Dixie & Anne Leavitt Family Foundation
- Formation: 2000; 26 years ago
- Founder: Dixie L. Leavitt; Anne Leavitt;
- Legal status: Foundation
- Location: Cedar City, Utah, United States;
- Services: Education, Health, Welfare

= Dixie & Anne Leavitt Family Foundation =

Welfare foundation

Dixie & Anne Leavitt Family Foundation is a Cedar City, Utah-based private foundation that provides funding for education, health, and welfare initiatives. It was established in 2001 by Dixie L. Leavitt and his wife Anne as Type III supporting organization, a tax structure IRS describes as one of its "Dirty Dozen" tax scams.

==History==
The Dixie & Anne Leavitt Family Foundation was formed in August 2000, funded with approximately $9 million in assets, including stock from the Leavitt Group insurance business and water rights. It was organized as a Type III supporting organization, a structure that allowed for significant upfront tax deductions based on the assets' market value. In its initial years, the foundation's charitable distributions were minimal relative to its assets, disbursing $49,000 in 2002 and $52,000 in 2003, representing approximately 0.5% and 0.6% of its trust, respectively. During this period, a substantial portion of the foundation's corpus was invested in or loaned to Leavitt family business ventures, including Leavitt Land and Investment, Inc.

Following public scrutiny in the mid-2000s, the foundation's philanthropic activity increased. In 2005 and 2006, it distributed over $1.2 million to charitable causes. The foundation shifted its focus toward more conventional philanthropy, becoming a major supporter of Southern Utah University (SUU). In 2008, it contributed to the funding for a new business building on campus. In 2015, the foundation pledged $7.5 million to SUU, $5 million for the construction of the Dixie L. Leavitt School of Business and $2.5 million for student scholarships. The Business School was completed in 2017. By the 2020s, the foundation's total contributions to SUU exceeded $12 million.
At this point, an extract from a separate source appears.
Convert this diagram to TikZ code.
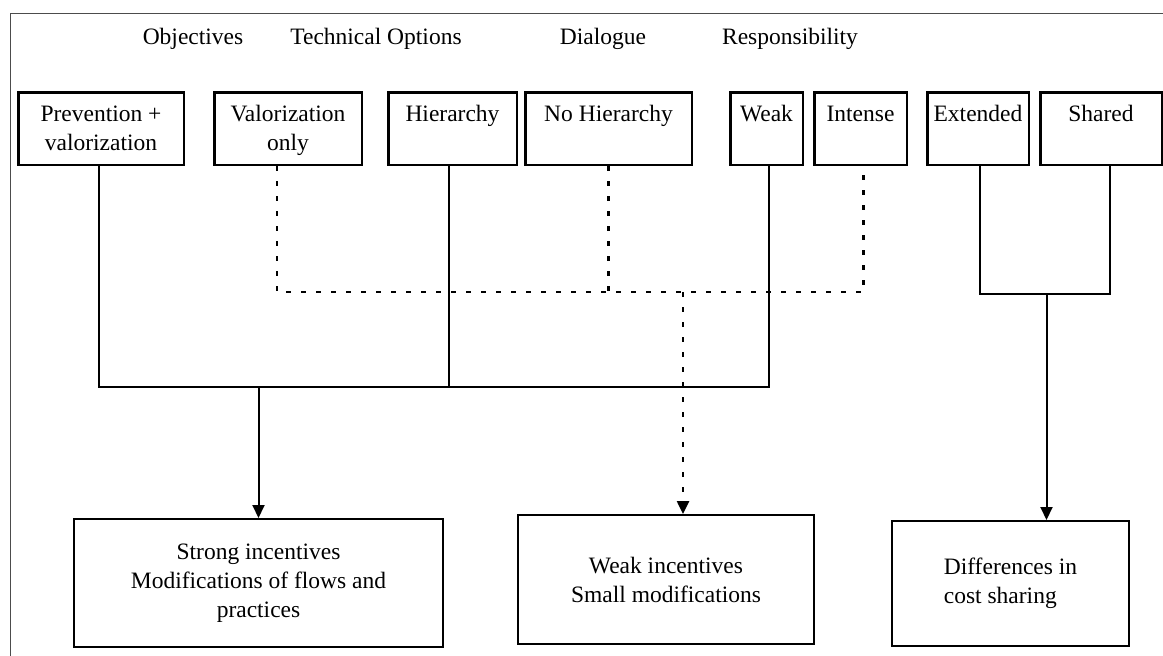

In 2022, it supported the construction of the Virgin Valley Pioneer Park in downtown Mesquite, Nevada.

==Operations==
As of 2023, the foundation's assets were valued at over $66 million. Its mission focuses on supporting education, health, welfare, religious, and cultural causes. A primary beneficiary is Southern Utah University, where the foundation provides affordable student housing and funds approximately 160 housing scholarships annually. It owns and operates several apartment properties near the SUU campus for this purpose. The foundation also makes grants to other local organizations, including the Neil Simon Festival and The Church of Jesus Christ of Latter-day Saints. The organization is managed by Leavitt family members.

==Controversies==
In 2006, Leavitt Family Foundation became the subject of national media attention regarding its financial practices. Reports highlighted the disparity between the large tax deductions claimed by the family and the low level of charitable giving in the foundation's early years. Scrutiny focused on the foundation's investments in and loans to family-controlled businesses. Mark W. Everson of IRS cited the foundation's structure as an example of a tax avoidance scheme, and watchdog organizations criticized the arrangement. In response, representatives for the Leavitt family stated that the foundation's activities were legal and that charitable disbursements had increased. The publicity contributed to legislative action, and in 2006, the U.S. Congress passed reforms that tightened the regulations for supporting organizations.

The foundation's dealings with Southern Utah University also drew criticism. Beginning in 2003, the foundation funded housing scholarships for SUU students, with the condition that the funds be used for rent at apartment complexes owned by a Leavitt family business. This arrangement resulted in approximately $500,000 of the foundation's tax-deductible donations being paid as rental income to the family's company. While some members of the university foundation's board raised concerns, the program was approved after a legal review confirmed its compliance with formal requirements. The Leavitt family defended the program as a means to address student housing needs. Following media reports on the practice, the direct rent-back arrangement was discontinued.